Context:
- I have a web scrapper running in a hosted web app in Heroku.
- It scrapes the google search page to get some required information.
- I am using the
request
package
This is my code:
# this is a method inside a class
def get_weather_component(self):
# Send request and store the webpage that comes as a response
s = requests.Session()
s.headers["User-Agent"] = self.USER_AGENT
s.headers["Accept-Language"] = self.LANGUAGE
s.headers["Content-Language"] = self.LANGUAGE
html = s.get(self.url)
Note: I know that I can check the status code
to see if it is err 429
Issues:
- But can there be any other possible reason for the request being blocked that needs to be handled?
- What is the minimum time gap between requests required for Google?
Any suggestion gratefully received. Thanks in advance.
CodePudding user response:
There is an API for Google Search.
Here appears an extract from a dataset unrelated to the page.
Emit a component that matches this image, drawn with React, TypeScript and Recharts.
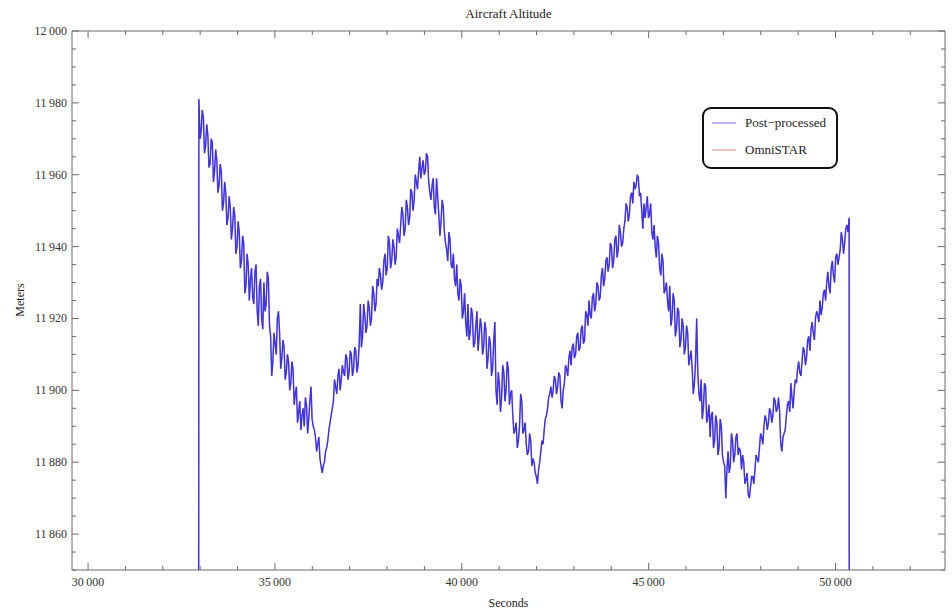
import { LineChart, Line, XAxis, YAxis, Legend } from 'recharts';

// altitude samples (m) every 60 s from T_START
const T_START = 32965;
const T_STEP = 60;
const altitude = [
  11981, 11972, 11976, 11968, 11971, 11963, 11969, 11961, 11964, 11957,
  11961, 11952, 11955, 11948, 11951, 11945, 11949, 11940, 11944, 11936,
  11941, 11929, 11935, 11931, 11926, 11933, 11922, 11929, 11920, 11930,
  11924, 11931, 11915, 11908, 11913, 11920, 11916, 11909, 11912, 11905,
  11908, 11902, 11906, 11899, 11891, 11897, 11893, 11890, 11896, 11892,
  11901, 11890, 11887, 11885, 11881, 11877, 11880, 11884, 11889, 11893,
  11897, 11901, 11904, 11900, 11907, 11904, 11909, 11905, 11910, 11906,
  11911, 11907, 11924, 11915, 11921, 11918, 11923, 11920, 11927, 11924,
  11929, 11932, 11930, 11938, 11934, 11941, 11936, 11940, 11937, 11943,
  11946, 11949, 11945, 11951, 11948, 11955, 11953, 11958, 11961, 11959,
  11964, 11961, 11965, 11955, 11957, 11951, 11959, 11949, 11947, 11951,
  11941, 11936, 11942, 11934, 11931, 11935, 11925, 11929, 11922, 11919,
  11924, 11916, 11921, 11913, 11922, 11915, 11918, 11912, 11917, 11909,
  11913, 11906, 11919, 11896, 11902, 11898, 11905, 11900, 11906, 11899,
  11893, 11889, 11884, 11890, 11897, 11889, 11885, 11883, 11886, 11881,
  11877, 11874, 11880, 11886, 11889, 11893, 11898, 11901, 11900, 11903,
  11901, 11904, 11895, 11902, 11906, 11909, 11907, 11913, 11910, 11916,
  11912, 11918, 11914, 11921, 11925, 11920, 11927, 11924, 11929, 11926,
  11934, 11931, 11937, 11935, 11940, 11936, 11943, 11939, 11944, 11941,
  11947, 11951, 11949, 11955, 11958, 11957, 11959, 11955, 11945, 11948,
  11954, 11949, 11944, 11946, 11937, 11941, 11932, 11936, 11928, 11925,
  11929, 11920, 11925, 11917, 11922, 11914, 11918, 11912, 11916, 11909,
  11906, 11902, 11920, 11899, 11903, 11895, 11901, 11893, 11887, 11894,
  11886, 11891, 11884, 11890, 11880, 11870, 11883, 11879, 11886, 11882,
  11888, 11884, 11878, 11880, 11875, 11871, 11873, 11876, 11878, 11881,
  11884, 11887, 11890, 11892, 11891, 11894, 11893, 11897, 11895, 11894,
  11883, 11888, 11893, 11897, 11902, 11895, 11903, 11906, 11905, 11908,
  11911, 11909, 11915, 11917, 11916, 11920, 11921, 11925, 11923, 11928,
  11930, 11929, 11934, 11932, 11937, 11935, 11939, 11942, 11941, 11946, 11948,
];

// the in-between samples, 30 s after each of the above
const altitudeMid = [
  11970, 11978, 11966, 11974, 11962, 11970, 11958, 11967, 11955, 11963,
  11950, 11958, 11946, 11954, 11942, 11951, 11938, 11947, 11934, 11943,
  11927, 11938, 11925, 11934, 11924, 11935, 11918, 11931, 11917, 11922,
  11933, 11918, 11904, 11916, 11910, 11922, 11906, 11914, 11903, 11910,
  11900, 11908, 11896, 11901, 11894, 11889, 11895, 11898, 11888, 11897,
  11892, 11889, 11883, 11887, 11879, 11879, 11883, 11886, 11891, 11895,
  11903, 11899, 11906, 11903, 11905, 11910, 11903, 11911, 11904, 11912,
  11905, 11913, 11912, 11924, 11916, 11925, 11918, 11929, 11922, 11931,
  11934, 11928, 11936, 11932, 11943, 11934, 11942, 11935, 11945, 11941,
  11951, 11943, 11953, 11946, 11956, 11950, 11960, 11956, 11965, 11962,
  11960, 11966, 11958, 11953, 11959, 11949, 11954, 11943, 11953, 11944,
  11939, 11944, 11935, 11938, 11929, 11927, 11931, 11920, 11927, 11915,
  11914, 11923, 11912, 11918, 11911, 11920, 11910, 11919, 11906, 11915,
  11904, 11914, 11900, 11905, 11894, 11907, 11897, 11908, 11896, 11900,
  11888, 11891, 11886, 11899, 11888, 11891, 11882, 11888, 11879, 11880,
  11876, 11878, 11883, 11885, 11892, 11895, 11899, 11898, 11904, 11899,
  11905, 11897, 11900, 11907, 11904, 11911, 11912, 11909, 11915, 11911,
  11917, 11913, 11922, 11918, 11921, 11926, 11922, 11930, 11925, 11932,
  11929, 11936, 11933, 11941, 11934, 11942, 11937, 11946, 11940, 11945,
  11952, 11947, 11954, 11952, 11956, 11960, 11954, 11950, 11952, 11951,
  11948, 11952, 11942, 11940, 11943, 11934, 11938, 11927, 11930, 11922,
  11918, 11927, 11915, 11923, 11912, 11920, 11910, 11918, 11907, 11911,
  11899, 11908, 11905, 11897, 11892, 11902, 11891, 11896, 11893, 11884,
  11893, 11882, 11892, 11882, 11879, 11878, 11877, 11888, 11880, 11887,
  11882, 11883, 11882, 11874, 11877, 11870, 11876, 11874, 11882, 11880,
  11888, 11885, 11893, 11889, 11895, 11891, 11898, 11894, 11898, 11885,
  11887, 11889, 11896, 11894, 11898, 11900, 11902, 11908, 11904, 11912,
  11907, 11914, 11911, 11919, 11914, 11922, 11919, 11921, 11927, 11925,
  11933, 11927, 11936, 11930, 11938, 11937, 11944, 11938, 11945, 11944,
];

// no-fix samples at either end (well below the plotted range)
const gapSeconds = [32955, 50370];
const gapMeters = [11700, 11700];

const majorSeconds = [30000, 35000, 40000, 45000, 50000];
const minorSeconds = [31000, 32000, 33000, 34000, 36000, 37000, 38000, 39000, 41000, 42000, 43000, 44000, 46000, 47000, 48000, 49000, 51000, 52000];
const majorMeters = [11860, 11880, 11900, 11920, 11940, 11960, 11980, 12000];
const minorMeters = [11850, 11855, 11865, 11870, 11875, 11885, 11890, 11895, 11905, 11910, 11915, 11925, 11930, 11935, 11945, 11950, 11955, 11965, 11970, 11975, 11985, 11990, 11995];

const series = [
  { key: 'omni', name: 'OmniSTAR', color: '#d84a4a' },
  { key: 'post', name: 'Post\u2212processed', color: '#1414f5' },
];

const rows: { seconds: number; post: number; omni: number }[] = [
  { seconds: gapSeconds[0], post: gapMeters[0], omni: gapMeters[0] },
];
altitude.forEach((m, i) => {
  const t = T_START + i * T_STEP;
  rows.push({ seconds: t, post: m, omni: m });
  if (i < altitudeMid.length) {
    rows.push({ seconds: t + T_STEP / 2, post: altitudeMid[i], omni: altitudeMid[i] });
  }
});
rows.push({ seconds: gapSeconds[1], post: gapMeters[1], omni: gapMeters[1] });

const FONT = '"Liberation Serif", "DejaVu Serif", serif';
const FRAME = '#6a6a6a';

const fmt = (v: number) => String(v).replace(/\B(?=(\d{3})+(?!\d))/g, '\u2009');

const FrameTick = (props: any) => {
  const { x, y, payload, side } = props;
  const v = payload.value;
  const isX = side === 'bottom' || side === 'top';
  const major = isX ? majorSeconds.includes(v) : majorMeters.includes(v);
  const len = major ? 7 : 4;
  let line;
  if (side === 'bottom') line = <line x1={x} y1={y} x2={x} y2={y - len} stroke={FRAME} />;
  else if (side === 'top') line = <line x1={x} y1={y} x2={x} y2={y + len} stroke={FRAME} />;
  else if (side === 'left') line = <line x1={x} y1={y} x2={x + len} y2={y} stroke={FRAME} />;
  else line = <line x1={x} y1={y} x2={x - len} y2={y} stroke={FRAME} />;
  return (
    <g>
      {line}
      {major && side === 'bottom' && (
        <text x={x} y={y + 16} textAnchor="middle" fontSize={12} fontFamily={FONT} fill="#333">{fmt(v)}</text>
      )}
      {major && side === 'left' && (
        <text x={x - 5} y={y + 4} textAnchor="end" fontSize={12} fontFamily={FONT} fill="#333">{fmt(v)}</text>
      )}
    </g>
  );
};

const LegendBox = () => (
  <div
    style={{
      boxSizing: 'border-box', width: 136, height: 62, border: '2px solid #111', borderRadius: 9,
      background: '#fff', padding: '6px 0 0 8px', fontFamily: FONT, fontSize: 13, color: '#222',
    }}
  >
    {[series[1], series[0]].map((s, i) => (
      <div key={s.key} style={{ display: 'flex', alignItems: 'center', height: 16, marginBottom: i === 0 ? 11 : 0 }}>
        <svg width={24} height={4} style={{ marginRight: 9 }}>
          <line x1={0} y1={2} x2={24} y2={2} stroke={s.color} strokeOpacity={0.55} strokeWidth={1.2} />
        </svg>
        <span>{s.name}</span>
      </div>
    ))}
  </div>
);

const xTicks = [...majorSeconds, ...minorSeconds].sort((a, b) => a - b);
const yTicks = [...majorMeters, ...minorMeters].sort((a, b) => a - b);
const xDomain = [29570, 52930];
const yDomain = [11850, 12000];

export default function App() {
  return (
    <div style={{ position: 'absolute', left: 0, top: 0, width: 952, height: 613, background: '#fff', fontFamily: FONT }}>
      <LineChart width={952} height={613} data={rows} margin={{ top: 26, right: 2, bottom: 13, left: 12 }}>
        <XAxis xAxisId="b" orientation="bottom" type="number" dataKey="seconds" domain={xDomain} allowDataOverflow
          ticks={xTicks} interval={0} height={30} tickSize={0} tickMargin={0} stroke={FRAME} tick={<FrameTick side="bottom" />} />
        <XAxis xAxisId="t" orientation="top" type="number" dataKey="seconds" domain={xDomain} allowDataOverflow
          ticks={xTicks} interval={0} height={5} tickSize={0} tickMargin={0} stroke={FRAME} tick={<FrameTick side="top" />} />
        <YAxis yAxisId="l" orientation="left" type="number" domain={yDomain} allowDataOverflow
          ticks={yTicks} interval={0} width={60} tickSize={0} tickMargin={0} stroke={FRAME} tick={<FrameTick side="left" />} />
        <YAxis yAxisId="r" orientation="right" type="number" domain={yDomain} allowDataOverflow
          ticks={yTicks} interval={0} width={5} tickSize={0} tickMargin={0} stroke={FRAME} tick={<FrameTick side="right" />} />
        <Line xAxisId="b" yAxisId="l" dataKey="omni" name="OmniSTAR" stroke={series[0].color} strokeOpacity={0.5}
          strokeWidth={1} dot={false} type="linear" isAnimationActive={false} />
        <Line xAxisId="b" yAxisId="l" dataKey="post" name="Post−processed" stroke={series[1].color} strokeOpacity={0.8}
          strokeWidth={1.5} dot={false} type="linear" isAnimationActive={false} />
        <Legend content={<LegendBox />} layout="horizontal" verticalAlign="middle" align="center"
          wrapperStyle={{ left: 702, top: 107, width: 136 }} />
      </LineChart>
      <div style={{ position: 'absolute', left: 0, width: 1017, top: 6, textAlign: 'center', fontSize: 13, color: '#222' }}>
        Aircraft Altitude
      </div>
      <div style={{ position: 'absolute', left: 0, width: 1017, top: 596, textAlign: 'center', fontSize: 12, color: '#222' }}>
        Seconds
      </div>
      <div style={{ position: 'absolute', left: 20, top: 300, transform: 'translate(-50%, -50%) rotate(-90deg)', fontSize: 12, color: '#222' }}>
        Meters
      </div>
    </div>
  );
}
Google has probably placed a limit on the number of requests coming from the same IP.
- slow down until you figure out the limit. (add a thread.sleep() or something like that)
- run it on several servers allowing you to appear to come from different IP addresses. (deploy your application in a containerized environment)
- stop trying to directly crawl Google for search data and try to use their RESTful API instead.
CodePudding user response:
import requests
headers = {"Content-Type": "application/json"}
data = {
"Accept-Language": self.LANGUAGE
"Content-Language": self.LANGUAGE
}
r = requests.get(self.url, data=data, headers=headers)
print(r.status_code)